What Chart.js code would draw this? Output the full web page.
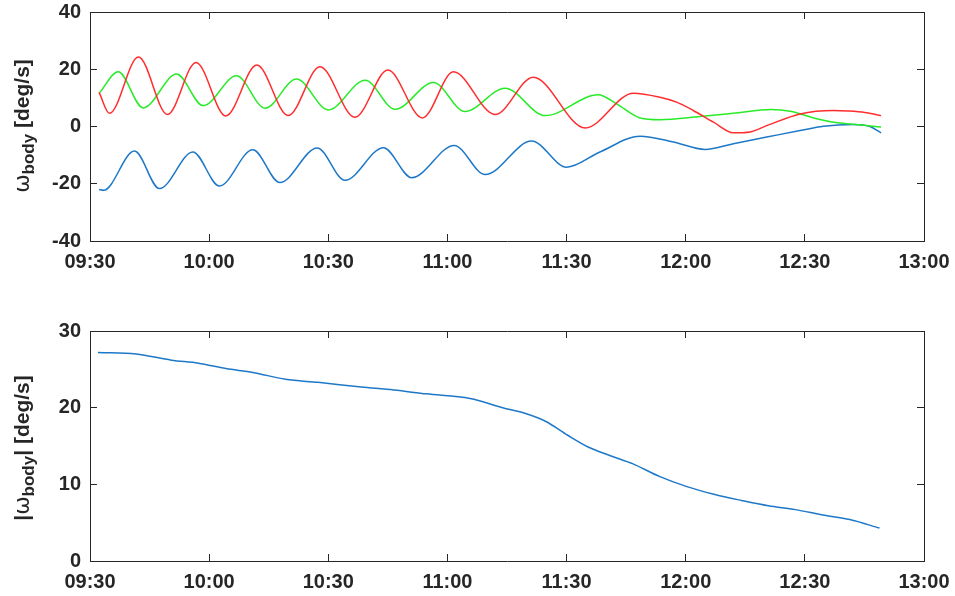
<!DOCTYPE html>
<html>
<head>
<meta charset="utf-8">
<script src="https://cdn.jsdelivr.net/npm/chart.js@4"></script>
<style>
body{margin:0;background:#fff;}
#wrap{position:relative;width:955px;height:596px;overflow:hidden;}
canvas{position:absolute;left:0;}
.ylab{position:absolute;left:24px;transform:translate(-50%,-50%) rotate(-90deg);white-space:nowrap;
  font:bold 21px "Liberation Sans",Arial,sans-serif;color:#262626;}
.ylab .w{font-weight:normal;font-family:"DejaVu Sans",sans-serif;font-size:22px;}
.ylab sub{font-size:17px;vertical-align:-0.35em;}
</style>
</head>
<body>
<div id="wrap">
  <canvas id="topChart" width="967" height="312" style="top:-16px"></canvas>
  <canvas id="botChart" width="967" height="300" style="top:296px"></canvas>
  <div class="ylab" style="top:126px"><span class="w">ω</span><sub>body</sub> [deg/s]</div>
  <div class="ylab" style="top:448px">|<span class="w">ω</span><sub>body</sub>| [deg/s]</div>
</div>
<script>
// time in minutes after 09:30
const startMin = 570;
const xTicksMin = 570, xTicksMax = 780;

// top plot: body rates
const redT = [2.3, 4.9, 12.2, 19.5, 26.7, 34.2, 42.0, 49.9, 57.9, 66.7, 75.0, 83.7, 91.5, 102.0, 111.6, 124.7, 136.8, 143.5, 147.7, 151.9, 157.0, 162.0, 166.2, 170.4, 178.8, 187.2, 191.0, 195.1, 199.2];
const redV = [11.9, 4.6, 24.3, 4.2, 22.4, 3.7, 21.5, 3.8, 20.9, 3.2, 19.7, 3.0, 19.1, 4.2, 17.2, -0.5, 11.6, 10.2, 8.5, 5.6, 1.5, -2.2, -1.9, 0.3, 4.4, 5.6, 5.4, 4.9, 3.8];

const greenT = [2.3, 7.1, 13.4, 21.8, 28.5, 36.9, 44.1, 52.0, 60.0, 69.3, 76.8, 86.5, 94.4, 104.5, 114.6, 128.0, 132.6, 138.5, 143.5, 153.6, 162.0, 171.5, 176.3, 183.0, 187.2, 192.0, 196.5, 199.2];
const greenV = [11.6, 19.1, 6.5, 18.3, 7.3, 17.7, 6.4, 16.6, 5.8, 16.2, 6.0, 15.4, 5.2, 13.4, 3.8, 11.1, 7.9, 3.0, 2.4, 3.5, 4.6, 5.9, 5.3, 2.7, 1.5, 0.8, 0.2, -0.2];

const blueT = [2.3, 3.4, 11.2, 17.5, 25.9, 32.6, 41.0, 47.8, 57.2, 64.2, 73.9, 81.0, 91.7, 99.5, 111.2, 120.0, 128.4, 138.5, 146.9, 154.9, 162.0, 170.4, 178.8, 184.7, 192.2, 196.4, 199.2];
const blueV = [-22.0, -22.3, -8.6, -21.7, -8.9, -20.8, -8.1, -19.6, -7.5, -18.8, -7.4, -17.9, -6.6, -16.8, -5.1, -14.2, -8.9, -3.4, -5.4, -8.0, -6.0, -3.7, -1.4, 0.1, 0.7, 0.0, -2.2];

// bottom plot: magnitude
const magT = [2.0, 11.6, 20.5, 27.3, 34.2, 41.0, 49.2, 57.4, 68.3, 76.5, 84.7, 95.7, 103.9, 109.3, 114.8, 120.3, 125.7, 131.2, 136.6, 143.5, 150.3, 157.1, 164.0, 170.8, 177.6, 184.5, 191.3, 198.8];
const magV = [27.2, 27.0, 26.2, 25.8, 25.1, 24.6, 23.7, 23.3, 22.7, 22.3, 21.8, 21.2, 20.0, 19.3, 18.2, 16.4, 14.8, 13.7, 12.7, 11.0, 9.7, 8.7, 7.9, 7.2, 6.7, 6.0, 5.4, 4.3];

const topY = {min: -40, max: 40, step: 20};
const botY = {min: 0, max: 30, step: 10};

const ink = '#262626';
const tickFont = {family: '"Liberation Sans", Arial, sans-serif', size: 20, weight: 'bold'};

function pts(t, v){ return t.map((m, i) => ({x: m + startMin, y: v[i]})); }
function hhmm(v){
  const h = Math.floor(v / 60), m = v % 60;
  return String(h).padStart(2, '0') + ':' + String(m).padStart(2, '0');
}
function line(data, color){
  return {data: data, borderColor: color, borderWidth: 1.5, pointRadius: 0,
          cubicInterpolationMode: 'monotone', fill: false};
}

// one axis of the box; ticks point inwards like matlab
function axis(pos, show, size, range){
  const horiz = pos === 'top' || pos === 'bottom';
  return {
    type: 'linear', position: pos,
    min: horiz ? xTicksMin : range.min,
    max: horiz ? xTicksMax : range.max,
    grid: {drawOnChartArea: false, drawTicks: true, tickLength: -7, tickColor: ink, lineWidth: 1},
    border: {display: true, color: ink, width: 1},
    ticks: {display: show, stepSize: horiz ? 30 : range.step, color: ink, font: tickFont, padding: 16,
            maxRotation: 0, autoSkip: false,
            callback: horiz ? (v => hhmm(v)) : (v => v)},
    afterFit: s => { if (horiz) s.height = size; else s.width = size; }
  };
}

function makeChart(id, sets, yr, topH, botH){
  new Chart(document.getElementById(id), {
    type: 'line',
    data: {datasets: sets},
    options: {
      responsive: false, animation: false, devicePixelRatio: 1,
      layout: {padding: 0},
      plugins: {legend: {display: false}, tooltip: {enabled: false}},
      scales: {
        x: axis('bottom', true, botH, yr),
        x2: axis('top', false, topH, yr),
        y: axis('left', true, 90, yr),
        y2: axis('right', false, 43, yr)
      }
    }
  });
}

makeChart('topChart', [
  line(pts(redT, redV), 'rgb(255,45,45)'),
  line(pts(greenT, greenV), 'rgb(40,235,40)'),
  line(pts(blueT, blueV), 'rgb(30,120,200)')
], topY, 28, 55);

makeChart('botChart', [
  line(pts(magT, magV), 'rgb(30,120,200)')
], botY, 35, 35);
</script>
</body>
</html>
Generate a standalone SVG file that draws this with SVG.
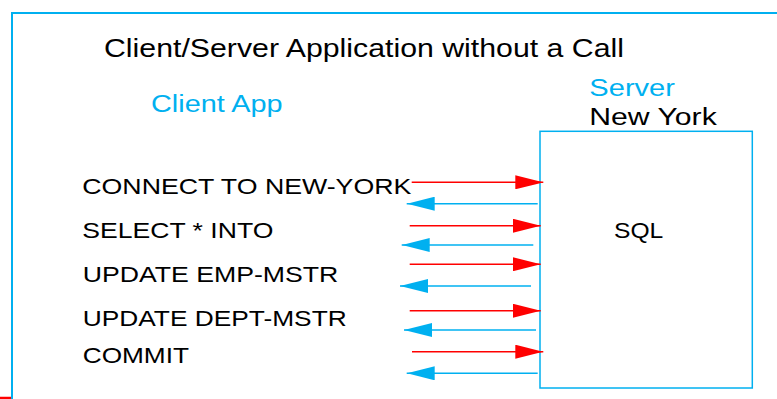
<svg xmlns="http://www.w3.org/2000/svg" width="777" height="399" viewBox="0 0 777 399">
  <style>
    text { font-family: "Liberation Sans", Arial, sans-serif; }
    .title { font-size: 25px; fill: #000; }
    .head { font-size: 24px; fill: #000; }
    .blue { fill: #00B0F0; }
    .cmd { font-size: 22px; fill: #000; }
    .frame { fill: none; stroke: #00B0F0; stroke-width: 2; }
    .box { fill: none; stroke: #00B0F0; stroke-width: 1.5; }
    .req { stroke: #FF0000; stroke-width: 1.5; fill: none; marker-end: url(#headRed); }
    .resp { stroke: #00B0F0; stroke-width: 1.5; fill: none; marker-end: url(#headBlue); }
  </style>
  <defs>
    <marker id="headRed" markerUnits="userSpaceOnUse" markerWidth="28" markerHeight="14" viewBox="0 0 28 14" refX="28" refY="7" orient="auto">
      <path d="M0,0 L28,7 L0,14 Z" fill="#FF0000"/>
    </marker>
    <marker id="headBlue" markerUnits="userSpaceOnUse" markerWidth="28" markerHeight="14" viewBox="0 0 28 14" refX="28" refY="7" orient="auto">
      <path d="M0,0 L28,7 L0,14 Z" fill="#00B0F0"/>
    </marker>
  </defs>
  <rect width="777" height="399" fill="#fff"/>

  <!-- outer frame (runs off the right and bottom edges) -->
  <path class="frame" d="M12,400 L12,13 L790,13"/>
  <line x1="0" y1="398" x2="11" y2="398" stroke="#FF0000" stroke-width="2.5"/>

  <!-- all lettering is set 1.2x wide -->
  <text class="title" transform="translate(104,56.7) scale(1.2,1)" textLength="433.3" lengthAdjust="spacingAndGlyphs">Client/Server Application without a Call</text>

  <g id="client">
    <text class="head blue" transform="translate(151,111.7) scale(1.2,1)" textLength="109.6" lengthAdjust="spacingAndGlyphs">Client App</text>
    <text class="cmd" transform="translate(82.3,194.3) scale(1.2,1)" textLength="274.2" lengthAdjust="spacingAndGlyphs">CONNECT TO NEW-YORK</text>
    <text class="cmd" transform="translate(82.3,237.7) scale(1.2,1)" textLength="159.2" lengthAdjust="spacingAndGlyphs">SELECT * INTO</text>
    <text class="cmd" transform="translate(82.7,281.7) scale(1.2,1)" textLength="213" lengthAdjust="spacingAndGlyphs">UPDATE EMP-MSTR</text>
    <text class="cmd" transform="translate(82.7,326) scale(1.2,1)" textLength="220" lengthAdjust="spacingAndGlyphs">UPDATE DEPT-MSTR</text>
    <text class="cmd" transform="translate(82.7,363.3) scale(1.2,1)" textLength="88.6" lengthAdjust="spacingAndGlyphs">COMMIT</text>
  </g>

  <g id="server">
    <text class="head blue" transform="translate(589.3,96) scale(1.2,1)" textLength="71.4" lengthAdjust="spacingAndGlyphs">Server</text>
    <text class="head" transform="translate(589.3,125) scale(1.2,1)" textLength="106.2" lengthAdjust="spacingAndGlyphs">New York</text>
    <rect class="box" x="540" y="131.3" width="212.3" height="256.7"/>
    <text class="cmd" transform="translate(614,238.3) scale(1.2,1)" textLength="41.1" lengthAdjust="spacingAndGlyphs">SQL</text>
  </g>

  <g id="connectors">
    <line class="req" x1="411.7" y1="182.3" x2="543.3" y2="182.3"/>
    <line class="resp" x1="537.7" y1="203.7" x2="406.7" y2="203.7"/>
    <line class="req" x1="409.7" y1="225.7" x2="540.7" y2="225.7"/>
    <line class="resp" x1="533.3" y1="245" x2="401.7" y2="245"/>
    <line class="req" x1="409.7" y1="264.3" x2="540.7" y2="264.3"/>
    <line class="resp" x1="531" y1="286" x2="400" y2="286"/>
    <line class="req" x1="409.7" y1="310.7" x2="540.7" y2="310.7"/>
    <line class="resp" x1="536" y1="330" x2="404" y2="330"/>
    <line class="req" x1="412" y1="351.7" x2="543.3" y2="351.7"/>
    <line class="resp" x1="537.7" y1="373.3" x2="406.7" y2="373.3"/>
  </g>
</svg>
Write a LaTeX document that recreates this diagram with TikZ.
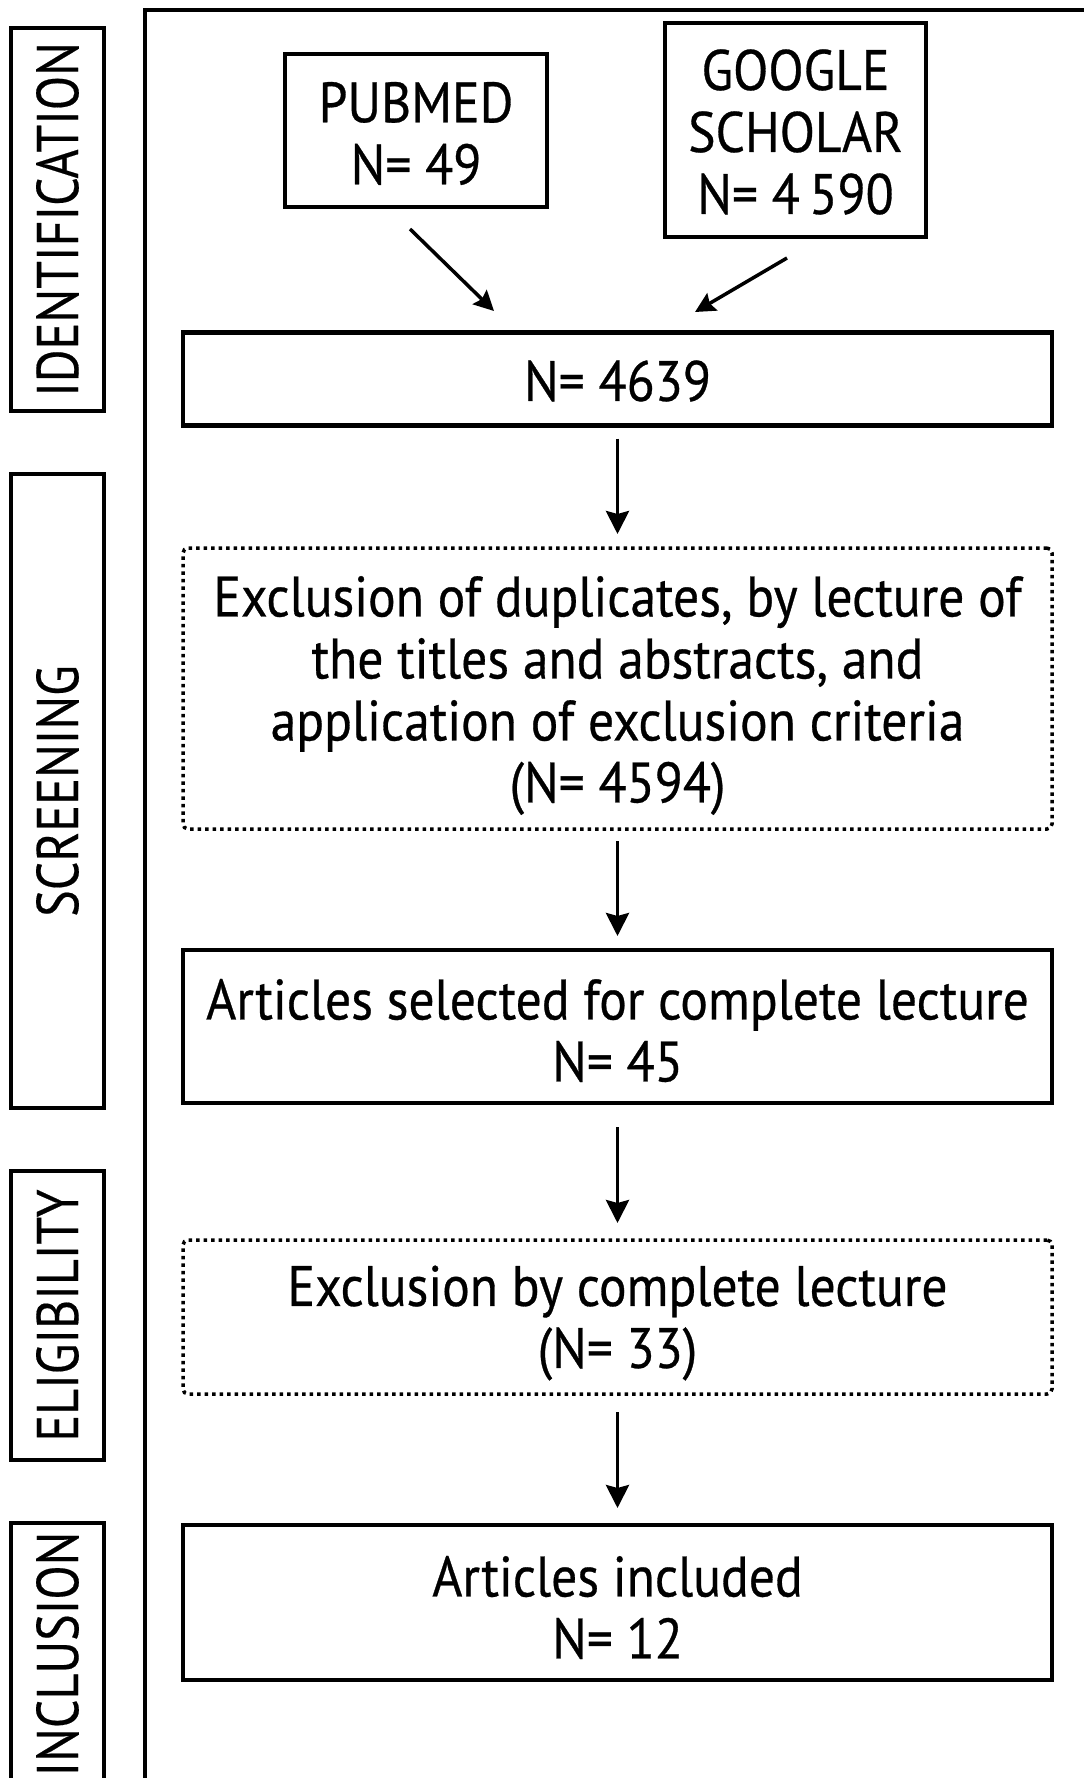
┄┄┄┄┄┄┄┄┄┄
Scan the material above. Return every line containing the string "that".

Generate a standalone SVG file that draws this with SVG.
Write a LaTeX document that recreates this diagram with TikZ.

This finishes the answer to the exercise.